BINGHAM, Paul, CONNELLY, A.J., HAND, R.J., HYATT, N.C., NORTHRUP, P.A., ALONSO MORI, R., GLATZEL, P., KAVCIC, M., ZITNIK, M., BUCAR, K. and EDGE, R. (2010). A multi-spectroscopic investigation of sulphur speciation in silicate glasses and slags. Glass technology, 51 (2), 63-80. [Article]
Abstract
Sulphur K-edge x-ray absorption near-edge structure (XANES), sulphur Kα and Kβ high resolution x-ray emission spectroscopies (XES), electron paramagnetic resonance (EPR) and optical absorption spectroscopies have been used to study the speciation of sulphur in a range of soda-lime-silica glasses and silicate slags. Several inorganic standards with known sulphur oxidation states and structural environments have also been analysed. Results confirm that the average oxidation state of sulphur in glasses decreases, as expected, in the order (colourless>light olive>dark olive>light amber>dark amber). This behaviour is consistent with decreasing S6+/ΣS ratio, which has been quantified by linear combination fitting of XES S Kα spectra, and with analysed sulphur contents which exhibit a characteristic relationship with oxygen partial pressure, pO2. A combination of S6+, S5+, S4+ and more reduced sulphur species has been detected in olive and amber glasses. The S4+ and S5+ species are most evident in olive-coloured glasses produced under moderately reducing conditions that coincide with minimum sulphur solubilities. The reduced form of sulphur, present in all reduced glasses, is interpreted as being present as S2− on the basis of XANES, XES, EPR and optical measurements. An alternative interpretation of the data is that there is a continuum of less strongly reduced species, primarily S+ and S2+; this interpretation has less merit.
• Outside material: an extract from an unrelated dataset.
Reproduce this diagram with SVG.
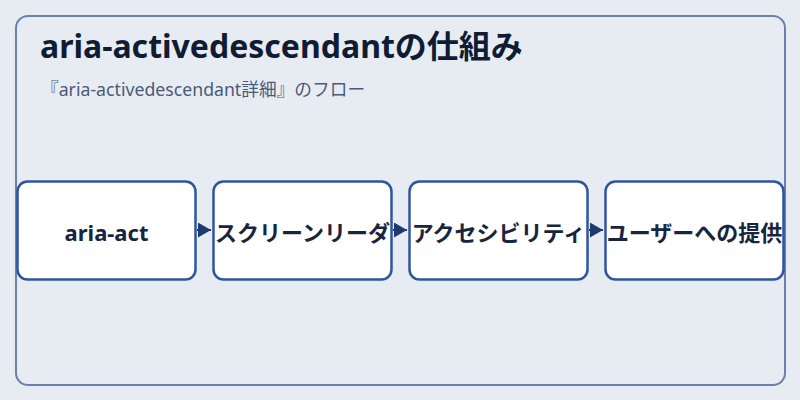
<svg xmlns="http://www.w3.org/2000/svg" width="800" height="400" viewBox="0 0 800 400">
<defs>
<style>
.frame{fill:#e7ecf2;stroke:#6b80ae;stroke-width:2}
.node rect{fill:#ffffff;stroke:#2f55a0;stroke-width:2.5}
.node text{font-family:"Noto Sans","Noto Sans CJK JP",sans-serif;font-weight:700;font-size:22px;fill:#172540;text-anchor:middle;dominant-baseline:central}
.title{font-family:"Noto Sans","Noto Sans CJK JP",sans-serif;font-weight:700;font-size:32px;fill:#0f1c33}
.sub{font-family:"Noto Sans","Noto Sans CJK JP",sans-serif;font-size:17.7px;fill:#4b5a78}
.conn{stroke:#1e3a70;stroke-width:2;fill:none}
</style>
<marker id="arr" viewBox="0 0 10 10" refX="10" refY="5" markerWidth="13" markerHeight="15" markerUnits="userSpaceOnUse" orient="auto" preserveAspectRatio="none">
<path d="M0,0 L10,5 L0,10 Z" fill="#1e3a70"/>
</marker>
</defs>
<rect width="800" height="400" fill="#e7ecf2"/>
<rect class="frame" x="16" y="16" width="769" height="369" rx="12"/>
<text class="title" x="40" y="58">aria-activedescendantの仕組み</text>
<text class="sub" x="41" y="96">『aria-activedescendant詳細』のフロー</text>
<g id="connectors">
<path class="conn" d="M197,230 L211,230" marker-end="url(#arr)"/>
<path class="conn" d="M393,230 L407,230" marker-end="url(#arr)"/>
<path class="conn" d="M589,230 L603,230" marker-end="url(#arr)"/>
</g>
<g id="node1" class="node">
<rect x="17.5" y="181.5" width="178" height="98" rx="10"/>
<text x="106.5" y="232">aria-act</text>
</g>
<g id="node2" class="node">
<rect x="213.5" y="181.5" width="178" height="98" rx="10"/>
<text x="302.5" y="232">スクリーンリーダ</text>
</g>
<g id="node3" class="node">
<rect x="409.5" y="181.5" width="178" height="98" rx="10"/>
<text x="498.5" y="232">アクセシビリティ</text>
</g>
<g id="node4" class="node">
<rect x="605.5" y="181.5" width="178" height="98" rx="10"/>
<text x="694.5" y="232">ユーザーへの提供</text>
</g>
</svg>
In this paper we show that the established relationship that describes sulphur redox only in terms of S6+ and S2−, and which states that only these two species co-exist over a narrow, moderately reducing range of pO2, does not fully describe the behaviour of S in the industrial, non-equilibrated glasses studied. Hence this relationship requires slight modification for non-equilibrated systems to explain the existence of intermediate sulphur oxidation states such as S4+ and S5+, particularly within the intermediate pO2 range that corresponds with sulphur solubility minima.